A method as set forth in claim 13 wherein said step of conducting a flow of electric current to an electric motor (12) along a main current flow path (14) which extends through the motor starter (20) and current limiting switch assembly (30) includes conducting electric current through a first stationary contact (52) to a first contact area (88) on a movable conductor (82) in the current limiting switch assembly (30), conducting electric current through a second contact area (90) on the movable conductor (82) to a second stationary contact (54) in the current limiting switch assembly (30), said step of interrupting the flow of electrical current through the motor starter (20) and conducting electrical current to the electric motor (12) along a bypass current flow path (46) which extends around the motor starter (20) and through the current limiting switch assembly (30) includes moving the first contact area (88) on the movable conductor (82) away from the first stationary contact (52) and moving a third contact (92) area on the movable conductor (82) into engagement with a third stationary contact (56).

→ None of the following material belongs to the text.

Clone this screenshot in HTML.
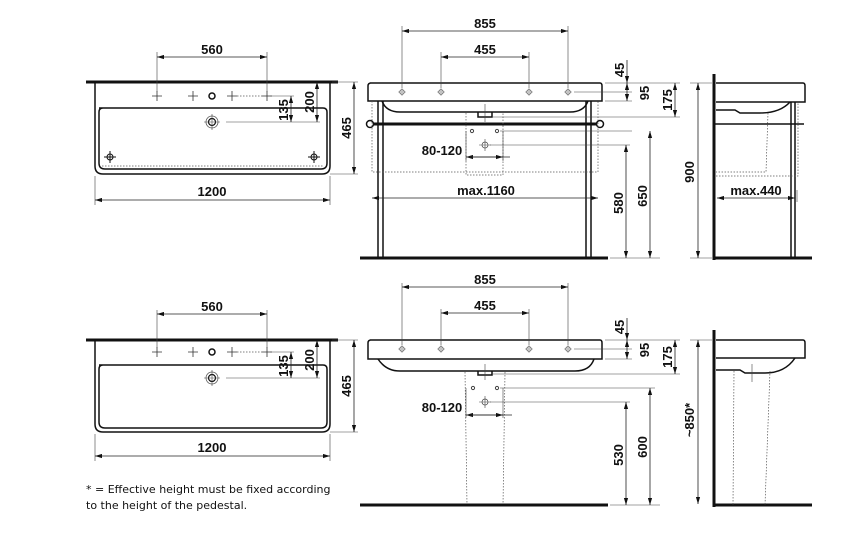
<!DOCTYPE html>
<html><head><meta charset="utf-8"><style>
html,body{margin:0;padding:0;background:#fff}
svg{display:block}
text{font-family:"Liberation Sans",sans-serif;font-weight:bold;font-size:13px;fill:#111}
.n{font-family:"DejaVu Sans","Liberation Sans",sans-serif;font-weight:normal;font-size:11px}
.d{stroke:#222;stroke-width:0.8;fill:none}
.e{stroke:#444;stroke-width:0.6;fill:none}
.o{stroke:#111;stroke-width:1.5;fill:none}
.t{stroke:#111;stroke-width:3;fill:none}
.dot{stroke:#555;stroke-width:0.7;fill:none;stroke-dasharray:1.5,1.5}
</style></head><body>
<svg width="856" height="548" viewBox="0 0 856 548" xmlns="http://www.w3.org/2000/svg">
<defs>
<marker id="a" viewBox="0 0 10 6" refX="10" refY="3" markerWidth="7" markerHeight="4.5" orient="auto-start-reverse" markerUnits="userSpaceOnUse"><path d="M0,0L10,3L0,6z" fill="#111"/></marker>
<g id="cr"><path d="M-5,0H5M0,-5V5" stroke="#333" stroke-width="0.8"/></g>
<g id="hole"><circle r="2.3" fill="none" stroke="#555" stroke-width="0.8"/><path d="M-4,0H4M0,-4V4" stroke="#777" stroke-width="0.5"/></g>
</defs>

<!-- ============ TOP LEFT PLAN ============ -->
<g>
<path class="t" d="M86,82H338"/>
<path class="o" d="M95,82V166Q95,174 103,174H322Q330,174 330,166V82"/>
<path class="o" d="M99,108H323Q327,108 327,112V163Q327,169 321,169H105Q99,169 99,163V112Q99,108 103,108" stroke-width="1"/>
<path class="dot" d="M102,166H324"/>
<use href="#cr" x="157" y="96"/><use href="#cr" x="193" y="96"/><use href="#cr" x="232" y="96"/><use href="#cr" x="267" y="96"/>
<circle cx="212" cy="96" r="3" fill="none" stroke="#111" stroke-width="1.5"/>
<path class="dot" d="M237,96H262"/>
<circle cx="212" cy="122" r="6" fill="none" stroke="#555" stroke-width="0.8"/>
<circle cx="212" cy="122" r="3.5" fill="none" stroke="#111" stroke-width="1.2"/>
<path class="e" d="M204,122H220M212,114V130M226,122H320M270,96H294"/>
<g transform="translate(110,157)"><path d="M-6,0H6M0,-6V6" stroke="#111" stroke-width="1"/><circle r="3" fill="none" stroke="#111"/></g>
<g transform="translate(314,157)"><path d="M-6,0H6M0,-6V6" stroke="#111" stroke-width="1"/><circle r="3" fill="none" stroke="#111"/></g>
<path class="e" d="M157,52V92M267,52V92"/>
<path class="d" d="M157,57H267" marker-start="url(#a)" marker-end="url(#a)"/>
<text x="212" y="54" text-anchor="middle">560</text>
<path class="d" d="M291,96V122" marker-start="url(#a)" marker-end="url(#a)"/>
<text transform="translate(288,110) rotate(-90)" text-anchor="middle">135</text>
<path class="d" d="M317,82V122" marker-start="url(#a)" marker-end="url(#a)"/>
<text transform="translate(314,102) rotate(-90)" text-anchor="middle">200</text>
<path class="e" d="M332,82H358M330,174H358"/>
<path class="d" d="M354,82V174" marker-start="url(#a)" marker-end="url(#a)"/>
<text transform="translate(351,128) rotate(-90)" text-anchor="middle">465</text>
<path class="e" d="M95,176V205M330,176V205"/>
<path class="d" d="M95,200H330" marker-start="url(#a)" marker-end="url(#a)"/>
<text x="212" y="196" text-anchor="middle">1200</text>
</g>

<!-- ============ TOP MIDDLE FRONT ============ -->
<g>
<path class="o" d="M370,83H600Q602,83 602,86V101H368V86Q368,83 371,83"/>
<path class="o" d="M382,101Q386,112 400,112H570Q584,112 588,101" stroke-width="1.2"/>
<path class="o" d="M478,112V117H492V112" stroke-width="1"/>
<path class="e" d="M485,104V122"/>
<use href="#hole" x="402" y="92"/><use href="#hole" x="441" y="92"/><use href="#hole" x="529" y="92"/><use href="#hole" x="568" y="92"/>
<path class="o" d="M378,101V258M383,101V258M586,101V258M591,101V258" stroke-width="1.2"/>
<path class="t" d="M370,124H600"/>
<circle cx="370" cy="124" r="3.5" fill="#fff" stroke="#111" stroke-width="1.5"/>
<circle cx="600" cy="124" r="3.5" fill="#fff" stroke="#111" stroke-width="1.5"/>
<path class="dot" d="M372,101V172H598V101"/>
<path class="dot" d="M466,113V175H503V113"/>
<circle cx="472" cy="131" r="1.6" fill="none" stroke="#444"/><circle cx="497" cy="131" r="1.6" fill="none" stroke="#444"/>
<g transform="translate(485,145)"><circle r="3" fill="none" stroke="#444" stroke-width="0.7"/><path d="M-6,0H6M0,-6V6" stroke="#444" stroke-width="0.6"/></g>
<path class="e" d="M466,131V161M503,131V161M500,131H632M490,145H630M492,117H680"/>
<path class="d" d="M466,157H510" marker-start="url(#a)"/>
<path class="d" d="M466,157H503" marker-end="url(#a)"/>
<text x="442" y="155" text-anchor="middle">80-120</text>
<path class="d" d="M372,198H598" marker-start="url(#a)" marker-end="url(#a)"/>
<text x="486" y="195" text-anchor="middle">max.1160</text>
<path class="t" d="M360,258H608" stroke-width="2"/>
<path class="e" d="M402,26V88M568,26V88M441,52V88M529,52V88"/>
<path class="d" d="M402,31H568" marker-start="url(#a)" marker-end="url(#a)"/>
<text x="485" y="28" text-anchor="middle">855</text>
<path class="d" d="M441,57H529" marker-start="url(#a)" marker-end="url(#a)"/>
<text x="485" y="54" text-anchor="middle">455</text>
<path class="e" d="M605,83H680M574,92H632M605,101H632M610,258H660"/>
<path class="d" d="M627,60V83" marker-end="url(#a)"/>
<path class="d" d="M627,83V101" marker-start="url(#a)" marker-end="url(#a)"/>
<text transform="translate(624,70) rotate(-90)" text-anchor="middle">45</text>
<text transform="translate(649,93) rotate(-90)" text-anchor="middle">95</text>
<path class="d" d="M675,83V117" marker-start="url(#a)" marker-end="url(#a)"/>
<text transform="translate(672,100) rotate(-90)" text-anchor="middle">175</text>
<path class="d" d="M626,145V258" marker-start="url(#a)" marker-end="url(#a)"/>
<text transform="translate(623,203) rotate(-90)" text-anchor="middle">580</text>
<path class="d" d="M650,131V258" marker-start="url(#a)" marker-end="url(#a)"/>
<text transform="translate(647,196) rotate(-90)" text-anchor="middle">650</text>
<path class="e" d="M690,83H712M690,258H712"/>
<path class="d" d="M698,83V258" marker-start="url(#a)" marker-end="url(#a)"/>
<text transform="translate(694,172) rotate(-90)" text-anchor="middle">900</text>
</g>

<!-- ============ TOP RIGHT SIDE ============ -->
<g>
<path class="t" d="M714,74V260" stroke-width="2.5"/>
<path class="t" d="M714,258H812" stroke-width="2"/>
<path class="o" d="M716,83H803Q805,83 805,86V102H716"/>
<path class="o" d="M716,110H735L740,113H760Q780,113 790,102" stroke-width="1"/>
<path class="o" d="M791,102V258M795,102V258" stroke-width="1.1"/>
<path class="o" d="M715,124H804" stroke-width="2"/>
<path class="dot" d="M768,113L766,172H716M716,176H798V102"/>
<path class="e" d="M797,190V202"/>
<path class="d" d="M717,198H795" marker-start="url(#a)" marker-end="url(#a)"/>
<text x="756" y="195" text-anchor="middle">max.440</text>
</g>

<!-- ============ BOTTOM LEFT PLAN ============ -->
<g>
<path class="t" d="M86,340H338"/>
<path class="o" d="M95,340V424Q95,432 103,432H322Q330,432 330,424V340"/>
<path class="o" d="M99,365H323Q327,365 327,369V422Q327,428 321,428H105Q99,428 99,422V369Q99,365 103,365" stroke-width="1"/>
<use href="#cr" x="157" y="352"/><use href="#cr" x="193" y="352"/><use href="#cr" x="232" y="352"/><use href="#cr" x="267" y="352"/>
<circle cx="212" cy="352" r="3" fill="none" stroke="#111" stroke-width="1.5"/>
<path class="dot" d="M237,352H262"/>
<circle cx="212" cy="378" r="6" fill="none" stroke="#555" stroke-width="0.8"/>
<circle cx="212" cy="378" r="3.5" fill="none" stroke="#111" stroke-width="1.2"/>
<path class="e" d="M204,378H220M212,370V386M226,378H320M270,352H294"/>
<path class="e" d="M157,310V348M267,310V348"/>
<path class="d" d="M157,314H267" marker-start="url(#a)" marker-end="url(#a)"/>
<text x="212" y="311" text-anchor="middle">560</text>
<path class="d" d="M291,352V378" marker-start="url(#a)" marker-end="url(#a)"/>
<text transform="translate(288,366) rotate(-90)" text-anchor="middle">135</text>
<path class="d" d="M317,340V378" marker-start="url(#a)" marker-end="url(#a)"/>
<text transform="translate(314,360) rotate(-90)" text-anchor="middle">200</text>
<path class="e" d="M332,340H358M330,432H358"/>
<path class="d" d="M354,340V432" marker-start="url(#a)" marker-end="url(#a)"/>
<text transform="translate(351,386) rotate(-90)" text-anchor="middle">465</text>
<path class="e" d="M95,434V461M330,434V461"/>
<path class="d" d="M95,456H330" marker-start="url(#a)" marker-end="url(#a)"/>
<text x="212" y="452" text-anchor="middle">1200</text>
<text class="n" x="86" y="493">* = Effective height must be fixed according</text>
<text class="n" x="86" y="509">to the height of the pedestal.</text>
</g>

<!-- ============ BOTTOM MIDDLE FRONT ============ -->
<g>
<path class="o" d="M370,340H600Q602,340 602,343V359H368V343Q368,340 371,340"/>
<path class="o" d="M378,359Q386,371 400,371H575Q590,371 594,359" stroke-width="1.2"/>
<path class="o" d="M478,371V375H492V371" stroke-width="1"/>
<path class="e" d="M485,364V380"/>
<use href="#hole" x="402" y="349"/><use href="#hole" x="441" y="349"/><use href="#hole" x="529" y="349"/><use href="#hole" x="568" y="349"/>
<path class="dot" d="M465,372L467,505M505,372L503,505"/>
<circle cx="473" cy="388" r="1.6" fill="none" stroke="#444"/><circle cx="497" cy="388" r="1.6" fill="none" stroke="#444"/>
<g transform="translate(485,402)"><circle r="3" fill="none" stroke="#444" stroke-width="0.7"/><path d="M-6,0H6M0,-6V6" stroke="#444" stroke-width="0.6"/></g>
<path class="e" d="M466,388V418M503,388V418M500,388H655M490,402H630M492,374H680"/>
<path class="d" d="M466,415H512" marker-start="url(#a)"/>
<path class="d" d="M466,415H503" marker-end="url(#a)"/>
<text x="442" y="412" text-anchor="middle">80-120</text>
<path class="t" d="M360,505H608" stroke-width="2"/>
<path class="e" d="M402,283V345M568,283V345M441,309V345M529,309V345"/>
<path class="d" d="M402,287H568" marker-start="url(#a)" marker-end="url(#a)"/>
<text x="485" y="284" text-anchor="middle">855</text>
<path class="d" d="M441,313H529" marker-start="url(#a)" marker-end="url(#a)"/>
<text x="485" y="310" text-anchor="middle">455</text>
<path class="e" d="M605,340H680M574,349H632M605,359H632M610,505H660"/>
<path class="d" d="M627,318V340" marker-end="url(#a)"/>
<path class="d" d="M627,340V359" marker-start="url(#a)" marker-end="url(#a)"/>
<text transform="translate(624,327) rotate(-90)" text-anchor="middle">45</text>
<text transform="translate(649,350) rotate(-90)" text-anchor="middle">95</text>
<path class="d" d="M675,340V374" marker-start="url(#a)" marker-end="url(#a)"/>
<text transform="translate(672,357) rotate(-90)" text-anchor="middle">175</text>
<path class="d" d="M626,402V505" marker-start="url(#a)" marker-end="url(#a)"/>
<text transform="translate(623,455) rotate(-90)" text-anchor="middle">530</text>
<path class="d" d="M650,388V505" marker-start="url(#a)" marker-end="url(#a)"/>
<text transform="translate(647,447) rotate(-90)" text-anchor="middle">600</text>
<path class="e" d="M690,340H712"/>
<path class="d" d="M698,340V504" marker-start="url(#a)" marker-end="url(#a)"/>
<text transform="translate(694,420) rotate(-90)" text-anchor="middle">~850*</text>
</g>

<!-- ============ BOTTOM RIGHT SIDE ============ -->
<g>
<path class="t" d="M714,330V507" stroke-width="2.5"/>
<path class="t" d="M714,505H812" stroke-width="2"/>
<path class="o" d="M716,340H803Q805,340 805,343V358H716"/>
<path class="o" d="M716,370H740L745,373H765Q785,373 795,358" stroke-width="1"/>
<path class="e" d="M752,364V382"/>
<path class="dot" d="M734,371L733,505M770,371L765,505"/>
</g>
</svg>
</body></html>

A method as set forth in claim 15 wherein said step of interrupting the flow of electrical current through the motor starter (20) and conducting electrical current to the electric motor (12) along a bypass current flow path which extends around the motor starter and through the current limiting switch assembly (30) further includes moving the second contact area (90) on the movable conductor (82) away from the second stationary contact (54).
A method as set forth in claim 16 wherein said step of moving the second contact area (90) on the movable conductor (82) away from the second stationary contact (54) includes pivoting the movable conductor (82) about an area of engagement of the third contact area (92) on the movable conductor (82) with the third stationary contact (56).